Trump's decision to join Israel in striking Iran twice in the space of a year appeared to mark a major victory for Netanyahu, who had spent decades urging Washington to use military force against Tehran's nuclear program. But Trump has also taken steps many in Israel viewed as working against its interests. Those include ending U.S. strikes on Yemen's Houthis, lifting sanctions on Syria's President Ahmed al-Sharaa, and ordering a halt to Israel's 12-day war with Iran in June 2025.
While the U.S. and Israel jointly launched the campaign against Iran in February, Israel has not been directly involved in U.S.-Iran peace talks. Those negotiations have been conducted through Pakistan, a rare intermediary with no formal diplomatic ties with Israel. The wars with Iran and Hezbollah have remained widely popular inside Israel, even among supporters of Netanyahu's rivals, with much of the public wanting the fighting to continue.
That stands in contrast to the United States, where many voters, including members of Trump's conservative base, oppose the war. Israeli pollster Mitchell Barak said: "We are basically being forced to stop. We don't have a say in this anymore."
What does the rift mean for Netanyahu's election prospects?

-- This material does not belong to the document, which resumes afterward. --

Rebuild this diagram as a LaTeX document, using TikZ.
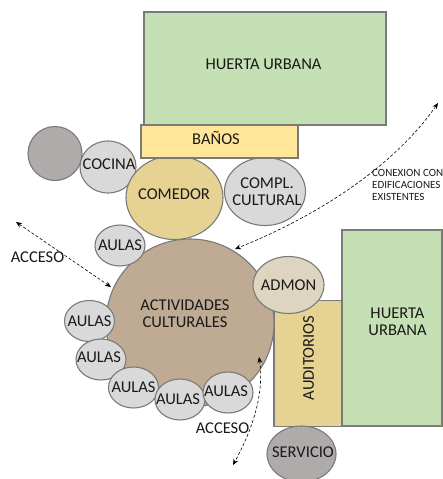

Recent polls have consistently shown Netanyahu's coalition government, the most right-wing in Israel's history, would fail to win a majority at the next election. Goren said Netanyahu was working to accommodate Trump's demands because he would need the president's support closer to the vote, including a possible visit to Israel by Trump. Before the Iran war, Trump had been widely expected to visit Israel in April to receive the country's highest civilian honour.
Nadav Strauchler, a former Netanyahu adviser, said the Israeli premier was counting on Trump's support in the election. "The way the war will end will affect, more than anything, the result of the election," he said. Strauchler added that the perception of a rift with Trump was overstated and that the two leaders remained aligned on most major issues.
Is the Trump-Netanyahu relationship fundamentally at risk?
A U.S. official told Reuters the phone call was one of several in which Trump had been direct with Netanyahu, but that the two remained friends and close allies. "Their conversations are pretty direct," the official said. A second source briefed on the relationship dismissed any suggestion of a material change between the two leaders.
Netanyahu himself, asked about the call in a CNBC interview, compared the situation to disagreements within the "best of families," describing them as "tactical disagreements." He has publicly called Trump "the greatest friend Israel has ever had in the White House." Trump, for his part, has lavished public praise on Netanyahu and lobbied Israel's president to pardon the prime minister, who faces trial on corruption-related charges.
But Strauchler warned that an abrupt end to the wars with Iran and Hezbollah would pose a "huge problem" for Netanyahu, as many Israelis would see it as Trump having forced his hand. "No one wants here to feel like we are another star on the U.S. flag. We want to feel independence," he said.